* begin *

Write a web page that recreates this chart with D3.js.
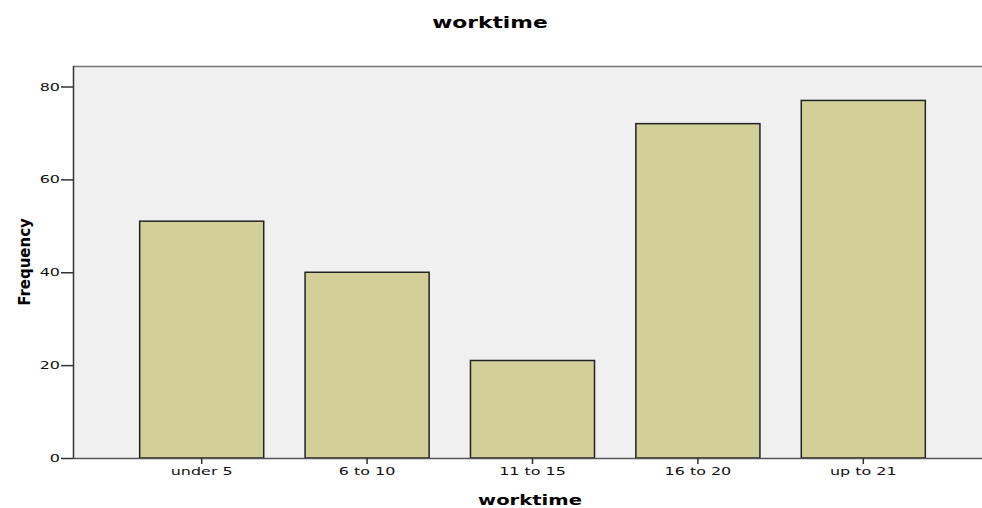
<!DOCTYPE html>
<html>
<head>
<meta charset="utf-8">
<script src="https://cdn.jsdelivr.net/npm/d3@7"></script>
<style>
  body { margin: 0; background: #fff; }
  svg { display: block; font-family: "DejaVu Sans", Verdana, sans-serif; }
</style>
</head>
<body>
<svg id="chart"></svg>
<script>
const categories = ["under 5", "6 to 10", "11 to 15", "16 to 20", "up to 21"];
const frequencies = [51, 40, 21, 72, 77];
const yTicks = [0, 20, 40, 60, 80];

const width = 982;
const height = 508;
// the source picture is stretched sideways, so text gets the same stretch
const sx = 1.45;

const svg = d3.select("#chart")
  .attr("width", width)
  .attr("height", height);

const plot = { left: 73, top: 66, right: 982, bottom: 458 };

const x = d3.scaleBand()
  .domain(categories)
  .range([119, 946])
  .paddingInner(0.25)
  .paddingOuter(0.125);

const y = d3.scaleLinear()
  .domain([0, 80])
  .range([plot.bottom, 86.5]);

// plot background
svg.append("rect")
  .attr("x", plot.left)
  .attr("y", plot.top)
  .attr("width", plot.right - plot.left)
  .attr("height", plot.bottom - plot.top)
  .style("fill", "#f0f0f0");

// top frame line
svg.append("line")
  .attr("x1", plot.left).attr("x2", plot.right)
  .attr("y1", plot.top + 0.5).attr("y2", plot.top + 0.5)
  .style("stroke", "#777")
  .style("stroke-width", 1.5);

// bars
svg.append("g")
  .selectAll("rect")
  .data(categories)
  .enter()
  .append("rect")
  .attr("x", (d) => x(d))
  .attr("y", (d, i) => y(frequencies[i]))
  .attr("width", x.bandwidth())
  .attr("height", (d, i) => y(0) - y(frequencies[i]))
  .style("fill", "#d3cf98")
  .style("stroke", "#222")
  .style("stroke-width", 1.5);

// y axis
const yAxis = svg.append("g")
  .attr("transform", `translate(${plot.left},0)`)
  .call(d3.axisLeft(y).tickValues(yTicks).tickSize(12).tickPadding(2));
yAxis.select(".domain")
  .attr("d", `M0.5,${plot.top}V${plot.bottom}`)
  .style("stroke", "#333").style("stroke-width", 1.5);
yAxis.selectAll(".tick line")
  .style("stroke", "#333").style("stroke-width", 1.5);
yAxis.selectAll(".tick text")
  .attr("x", 0)
  .attr("transform", `translate(-13,0) scale(${sx},1)`)
  .style("font-size", "11px")
  .style("fill", "#111")
  .style("font-family", "'DejaVu Sans', Verdana, sans-serif");

// x axis
const xAxis = svg.append("g")
  .attr("transform", `translate(0,${plot.bottom})`)
  .call(d3.axisBottom(x).tickSize(6).tickPadding(3));
xAxis.select(".domain")
  .attr("d", `M${plot.left},0.5H${plot.right}`)
  .style("stroke", "#555").style("stroke-width", 1.5);
xAxis.selectAll(".tick line").style("stroke", "#333").style("stroke-width", 1.5);
xAxis.selectAll(".tick text")
  .attr("transform", `scale(${sx},1)`)
  .style("font-size", "11px")
  .style("fill", "#111")
  .style("font-family", "'DejaVu Sans', Verdana, sans-serif");

// title
svg.append("text")
  .attr("transform", `translate(490,28) scale(${sx},1)`)
  .attr("text-anchor", "middle")
  .style("font-size", "15px")
  .style("font-weight", "bold")
  .text("worktime");

// x axis label
svg.append("text")
  .attr("transform", `translate(530,505) scale(${sx},1)`)
  .attr("text-anchor", "middle")
  .style("font-size", "13.5px")
  .style("font-weight", "bold")
  .text("worktime");

// y axis label
svg.append("text")
  .attr("transform", `translate(30,262) scale(1.1,1) rotate(-90)`)
  .attr("text-anchor", "middle")
  .style("font-size", "15px")
  .style("font-weight", "bold")
  .text("Frequency");
</script>
</body>
</html>
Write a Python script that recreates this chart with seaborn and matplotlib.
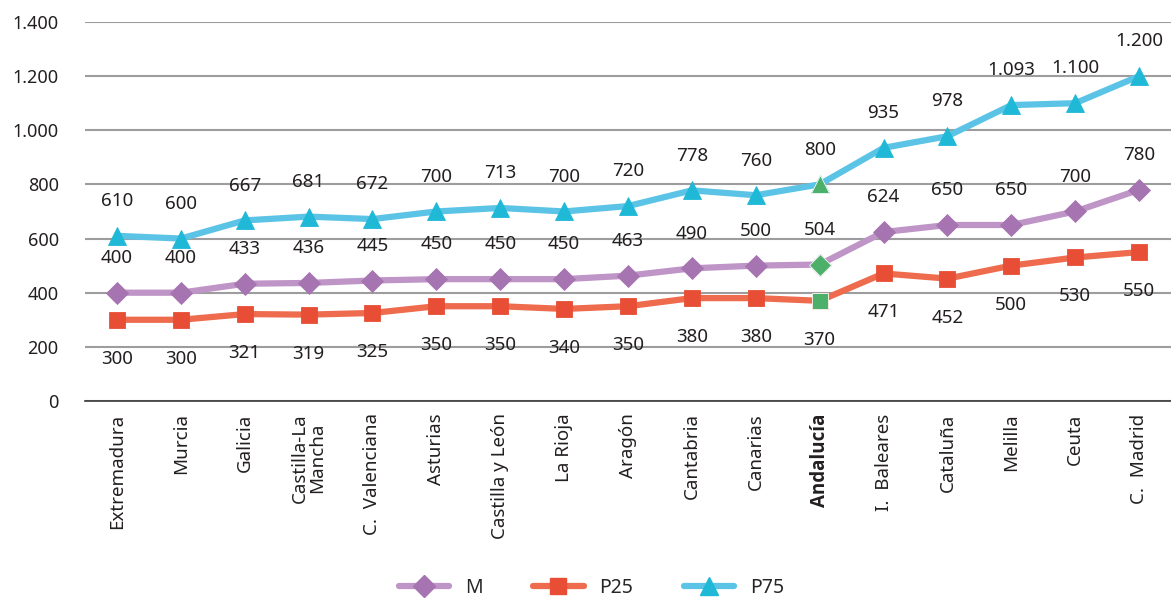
import numpy as np
import pandas as pd
import matplotlib
matplotlib.use("Agg")
import matplotlib.pyplot as plt
import seaborn as sns
from matplotlib.lines import Line2D
from matplotlib import font_manager

# Data
regions = ["Extremadura", "Murcia", "Galicia", "Castilla-La\nMancha", "C.  Valenciana",
           "Asturias", "Castilla y León", "La Rioja", "Aragón", "Cantabria", "Canarias",
           "Andalucía", "I.  Baleares", "Cataluña", "Melilla", "Ceuta", "C.  Madrid"]
m_vals = [400, 400, 433, 436, 445, 450, 450, 450, 463, 490, 500, 504, 624, 650, 650, 700, 780]
p25_vals = [300, 300, 321, 319, 325, 350, 350, 340, 350, 380, 380, 370, 471, 452, 500, 530, 550]
p75_vals = [610, 600, 667, 681, 672, 700, 713, 700, 720, 778, 760, 800, 935, 978, 1093, 1100, 1200]
highlight = "Andalucía"

sns.set_style("white")
plt.rcParams['font.family'] = ['Noto Sans', 'DejaVu Sans']

# find a family that really has a bold face for the highlighted label
bold_family = "DejaVu Sans"
for fam in ["Noto Sans", "Open Sans", "Lato", "Roboto"]:
    path = font_manager.findfont(font_manager.FontProperties(family=fam, weight="bold"),
                                 fallback_to_default=False)
    if "bold" in path.lower():
        bold_family = fam
        break

df = pd.DataFrame({"region": regions, "pos": np.arange(len(regions)),
                   "M": m_vals, "P25": p25_vals, "P75": p75_vals})

series = {
    "M": dict(line="#bf94c6", mark="#a674b0", marker="D", ms=11, off=25),
    "P25": dict(line="#ee6b4d", mark="#e84e35", marker="s", ms=12, off=-28),
    "P75": dict(line="#5bc4e6", mark="#1fb8d6", marker="^", ms=13, off=25),
}
green = "#4caf6a"

fig = plt.figure(figsize=(11.71, 5.99), dpi=100)
ax = fig.add_axes([0.0726, 0.3306, 0.9274, 0.6327])

hi = regions.index(highlight)
for name, s in series.items():
    sns.lineplot(data=df, x="pos", y=name, ax=ax, color=s["line"], linewidth=4.5,
                 marker=s["marker"], markersize=s["ms"], markerfacecolor=s["mark"],
                 markeredgecolor=s["mark"], markeredgewidth=0.6, zorder=3, solid_capstyle="round")
    ax.plot(df["pos"][hi], df[name][hi], marker=s["marker"], markersize=s["ms"],
            color=green, markeredgecolor="white", markeredgewidth=0.6, zorder=4, linestyle="none")
    for x, y in zip(df["pos"], df[name]):
        lbl = f"{y:,}".replace(",", ".")
        ax.annotate(lbl, (x, y), xytext=(0, s["off"]), textcoords="offset points",
                    ha="center", va="center", fontsize=13.5, color="#231f20")

ax.set_xlim(-0.5, len(regions) - 0.5)
ax.set_ylim(0, 1400)
ax.set_yticks(range(0, 1401, 200))
ax.set_yticklabels([f"{v:,}".replace(",", ".") for v in range(0, 1401, 200)],
                   fontsize=13, color="#231f20")
ax.yaxis.grid(True, color="#9d9d9f", linewidth=1.5)
ax.set_axisbelow(True)
ax.tick_params(axis="y", length=0, pad=19)

ax.set_xticks(df["pos"])
ax.set_xticklabels(regions, rotation=90, fontsize=13.5, color="#231f20",
                   va="top", ha="center", linespacing=0.9)
ax.tick_params(axis="x", which="major", length=0, pad=9)
ax.set_xticks(np.arange(0.5, len(regions) - 0.5), minor=True)
ax.tick_params(axis="x", which="minor", length=8, width=1, color="#3a3a3a", direction="out")

ax.set_xlabel("")
ax.set_ylabel("")
for sp in ["top", "right", "left"]:
    ax.spines[sp].set_visible(False)
ax.spines["bottom"].set_color("#3a3a3a")
ax.spines["bottom"].set_linewidth(1.2)

handles = [Line2D([0], [0], color=s["line"], linewidth=4.5, marker=s["marker"],
                  markersize=s["ms"], markerfacecolor=s["mark"], markeredgecolor=s["mark"],
                  solid_capstyle="round")
           for s in series.values()]
fig.legend(handles, list(series.keys()), loc="center", bbox_to_anchor=(0.505, 0.018),
           ncol=3, frameon=False, fontsize=14, handlelength=2.6, columnspacing=2.6,
           handletextpad=0.8)

fig.canvas.draw()
for t in ax.get_xticklabels():
    if t.get_text() == highlight:
        t.set_fontweight("bold")
        t.set_family([bold_family, "DejaVu Sans"])

fig.savefig("out.png", dpi=100)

* end *

Aim -> Go to the line that contains "Write a Python" and copy from there down to the line that contains "from matplotlib import font_manager", with both lines included. Pass over the pictures.

Problem solution ->
Write a Python script that recreates this chart with seaborn and matplotlib.
import numpy as np
import pandas as pd
import matplotlib
matplotlib.use("Agg")
import matplotlib.pyplot as plt
import seaborn as sns
from matplotlib.lines import Line2D
from matplotlib import font_manager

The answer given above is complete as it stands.